● EXERCISE DIRECTIONS: Please retype the data in full and exactly; the pictures are not part of the copy.

● SOURCE DATA:
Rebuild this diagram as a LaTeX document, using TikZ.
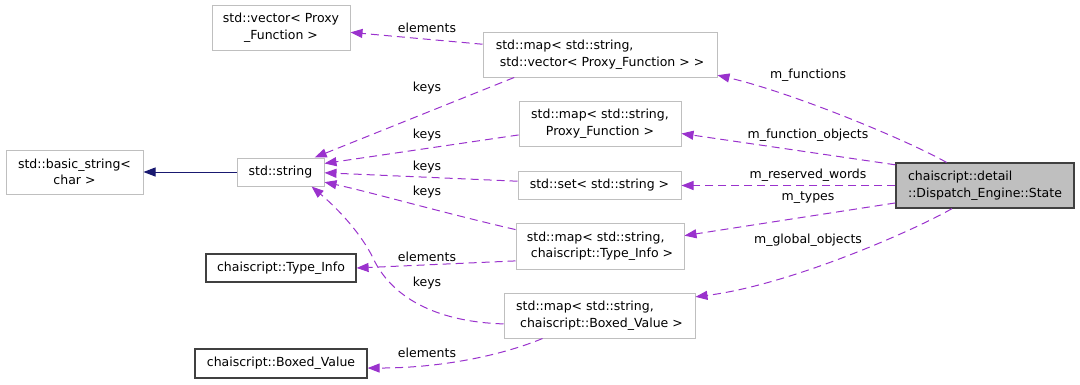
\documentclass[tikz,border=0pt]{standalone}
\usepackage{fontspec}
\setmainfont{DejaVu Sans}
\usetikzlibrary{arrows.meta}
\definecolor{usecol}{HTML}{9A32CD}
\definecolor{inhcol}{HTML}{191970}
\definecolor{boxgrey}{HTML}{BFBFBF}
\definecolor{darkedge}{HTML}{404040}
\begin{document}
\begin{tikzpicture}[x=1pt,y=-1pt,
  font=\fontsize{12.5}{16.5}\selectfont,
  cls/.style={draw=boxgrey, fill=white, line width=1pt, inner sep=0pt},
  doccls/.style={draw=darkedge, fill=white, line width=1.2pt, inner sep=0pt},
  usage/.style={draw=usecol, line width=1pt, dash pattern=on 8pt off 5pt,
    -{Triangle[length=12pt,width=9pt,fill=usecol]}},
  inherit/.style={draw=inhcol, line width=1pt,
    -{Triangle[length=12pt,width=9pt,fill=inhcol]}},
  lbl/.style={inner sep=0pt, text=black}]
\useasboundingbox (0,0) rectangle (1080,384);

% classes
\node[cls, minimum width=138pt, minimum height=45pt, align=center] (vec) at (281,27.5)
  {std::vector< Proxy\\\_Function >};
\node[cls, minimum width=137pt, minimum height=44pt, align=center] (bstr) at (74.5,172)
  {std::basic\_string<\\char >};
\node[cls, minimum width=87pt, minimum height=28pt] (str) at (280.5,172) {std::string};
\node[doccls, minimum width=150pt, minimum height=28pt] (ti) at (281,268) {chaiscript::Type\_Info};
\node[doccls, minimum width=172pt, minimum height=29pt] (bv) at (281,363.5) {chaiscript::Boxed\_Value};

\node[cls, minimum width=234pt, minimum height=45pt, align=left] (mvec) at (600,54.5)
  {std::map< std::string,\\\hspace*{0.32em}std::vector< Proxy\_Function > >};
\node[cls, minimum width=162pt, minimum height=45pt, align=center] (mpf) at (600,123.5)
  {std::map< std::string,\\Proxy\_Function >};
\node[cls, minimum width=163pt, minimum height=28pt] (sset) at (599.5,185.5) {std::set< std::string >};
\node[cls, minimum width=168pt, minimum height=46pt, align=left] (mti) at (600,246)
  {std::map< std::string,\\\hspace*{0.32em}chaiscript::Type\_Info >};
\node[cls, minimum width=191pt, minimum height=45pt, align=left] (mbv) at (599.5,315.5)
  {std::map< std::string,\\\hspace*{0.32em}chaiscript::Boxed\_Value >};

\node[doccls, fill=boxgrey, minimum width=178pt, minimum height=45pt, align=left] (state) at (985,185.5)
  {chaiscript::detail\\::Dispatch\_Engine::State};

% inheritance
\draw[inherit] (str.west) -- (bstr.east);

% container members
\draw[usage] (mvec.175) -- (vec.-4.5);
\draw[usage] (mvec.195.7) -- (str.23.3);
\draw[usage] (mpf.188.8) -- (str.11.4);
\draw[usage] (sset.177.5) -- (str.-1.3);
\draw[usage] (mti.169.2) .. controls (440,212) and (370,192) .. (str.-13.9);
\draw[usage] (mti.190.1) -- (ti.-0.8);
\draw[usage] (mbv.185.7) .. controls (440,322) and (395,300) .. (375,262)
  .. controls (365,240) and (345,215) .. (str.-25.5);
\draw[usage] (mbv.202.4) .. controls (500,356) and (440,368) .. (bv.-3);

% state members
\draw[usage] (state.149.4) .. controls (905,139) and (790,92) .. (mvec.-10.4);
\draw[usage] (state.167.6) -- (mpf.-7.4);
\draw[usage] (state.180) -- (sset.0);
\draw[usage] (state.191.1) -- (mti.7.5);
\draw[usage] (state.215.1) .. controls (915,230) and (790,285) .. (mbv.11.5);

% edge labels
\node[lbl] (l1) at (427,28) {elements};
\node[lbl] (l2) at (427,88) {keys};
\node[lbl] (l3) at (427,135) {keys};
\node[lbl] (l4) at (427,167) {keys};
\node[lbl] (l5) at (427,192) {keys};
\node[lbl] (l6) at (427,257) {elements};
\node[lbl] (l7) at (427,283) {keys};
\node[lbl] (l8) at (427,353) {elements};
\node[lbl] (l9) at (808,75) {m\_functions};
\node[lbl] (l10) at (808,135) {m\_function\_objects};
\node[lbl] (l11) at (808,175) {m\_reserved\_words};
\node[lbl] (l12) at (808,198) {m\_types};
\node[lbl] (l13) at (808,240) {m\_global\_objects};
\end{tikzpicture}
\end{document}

● FULL RESPONSE:
Rebuild this diagram as a LaTeX document, using TikZ.
\documentclass[tikz,border=0pt]{standalone}
\usepackage{fontspec}
\setmainfont{DejaVu Sans}
\usetikzlibrary{arrows.meta}
\definecolor{usecol}{HTML}{9A32CD}
\definecolor{inhcol}{HTML}{191970}
\definecolor{boxgrey}{HTML}{BFBFBF}
\definecolor{darkedge}{HTML}{404040}
\begin{document}
\begin{tikzpicture}[x=1pt,y=-1pt,
  font=\fontsize{12.5}{16.5}\selectfont,
  cls/.style={draw=boxgrey, fill=white, line width=1pt, inner sep=0pt},
  doccls/.style={draw=darkedge, fill=white, line width=1.2pt, inner sep=0pt},
  usage/.style={draw=usecol, line width=1pt, dash pattern=on 8pt off 5pt,
    -{Triangle[length=12pt,width=9pt,fill=usecol]}},
  inherit/.style={draw=inhcol, line width=1pt,
    -{Triangle[length=12pt,width=9pt,fill=inhcol]}},
  lbl/.style={inner sep=0pt, text=black}]
\useasboundingbox (0,0) rectangle (1080,384);

% classes
\node[cls, minimum width=138pt, minimum height=45pt, align=center] (vec) at (281,27.5)
  {std::vector< Proxy\\\_Function >};
\node[cls, minimum width=137pt, minimum height=44pt, align=center] (bstr) at (74.5,172)
  {std::basic\_string<\\char >};
\node[cls, minimum width=87pt, minimum height=28pt] (str) at (280.5,172) {std::string};
\node[doccls, minimum width=150pt, minimum height=28pt] (ti) at (281,268) {chaiscript::Type\_Info};
\node[doccls, minimum width=172pt, minimum height=29pt] (bv) at (281,363.5) {chaiscript::Boxed\_Value};

\node[cls, minimum width=234pt, minimum height=45pt, align=left] (mvec) at (600,54.5)
  {std::map< std::string,\\\hspace*{0.32em}std::vector< Proxy\_Function > >};
\node[cls, minimum width=162pt, minimum height=45pt, align=center] (mpf) at (600,123.5)
  {std::map< std::string,\\Proxy\_Function >};
\node[cls, minimum width=163pt, minimum height=28pt] (sset) at (599.5,185.5) {std::set< std::string >};
\node[cls, minimum width=168pt, minimum height=46pt, align=left] (mti) at (600,246)
  {std::map< std::string,\\\hspace*{0.32em}chaiscript::Type\_Info >};
\node[cls, minimum width=191pt, minimum height=45pt, align=left] (mbv) at (599.5,315.5)
  {std::map< std::string,\\\hspace*{0.32em}chaiscript::Boxed\_Value >};

\node[doccls, fill=boxgrey, minimum width=178pt, minimum height=45pt, align=left] (state) at (985,185.5)
  {chaiscript::detail\\::Dispatch\_Engine::State};

% inheritance
\draw[inherit] (str.west) -- (bstr.east);

% container members
\draw[usage] (mvec.175) -- (vec.-4.5);
\draw[usage] (mvec.195.7) -- (str.23.3);
\draw[usage] (mpf.188.8) -- (str.11.4);
\draw[usage] (sset.177.5) -- (str.-1.3);
\draw[usage] (mti.169.2) .. controls (440,212) and (370,192) .. (str.-13.9);
\draw[usage] (mti.190.1) -- (ti.-0.8);
\draw[usage] (mbv.185.7) .. controls (440,322) and (395,300) .. (375,262)
  .. controls (365,240) and (345,215) .. (str.-25.5);
\draw[usage] (mbv.202.4) .. controls (500,356) and (440,368) .. (bv.-3);

% state members
\draw[usage] (state.149.4) .. controls (905,139) and (790,92) .. (mvec.-10.4);
\draw[usage] (state.167.6) -- (mpf.-7.4);
\draw[usage] (state.180) -- (sset.0);
\draw[usage] (state.191.1) -- (mti.7.5);
\draw[usage] (state.215.1) .. controls (915,230) and (790,285) .. (mbv.11.5);

% edge labels
\node[lbl] (l1) at (427,28) {elements};
\node[lbl] (l2) at (427,88) {keys};
\node[lbl] (l3) at (427,135) {keys};
\node[lbl] (l4) at (427,167) {keys};
\node[lbl] (l5) at (427,192) {keys};
\node[lbl] (l6) at (427,257) {elements};
\node[lbl] (l7) at (427,283) {keys};
\node[lbl] (l8) at (427,353) {elements};
\node[lbl] (l9) at (808,75) {m\_functions};
\node[lbl] (l10) at (808,135) {m\_function\_objects};
\node[lbl] (l11) at (808,175) {m\_reserved\_words};
\node[lbl] (l12) at (808,198) {m\_types};
\node[lbl] (l13) at (808,240) {m\_global\_objects};
\end{tikzpicture}
\end{document}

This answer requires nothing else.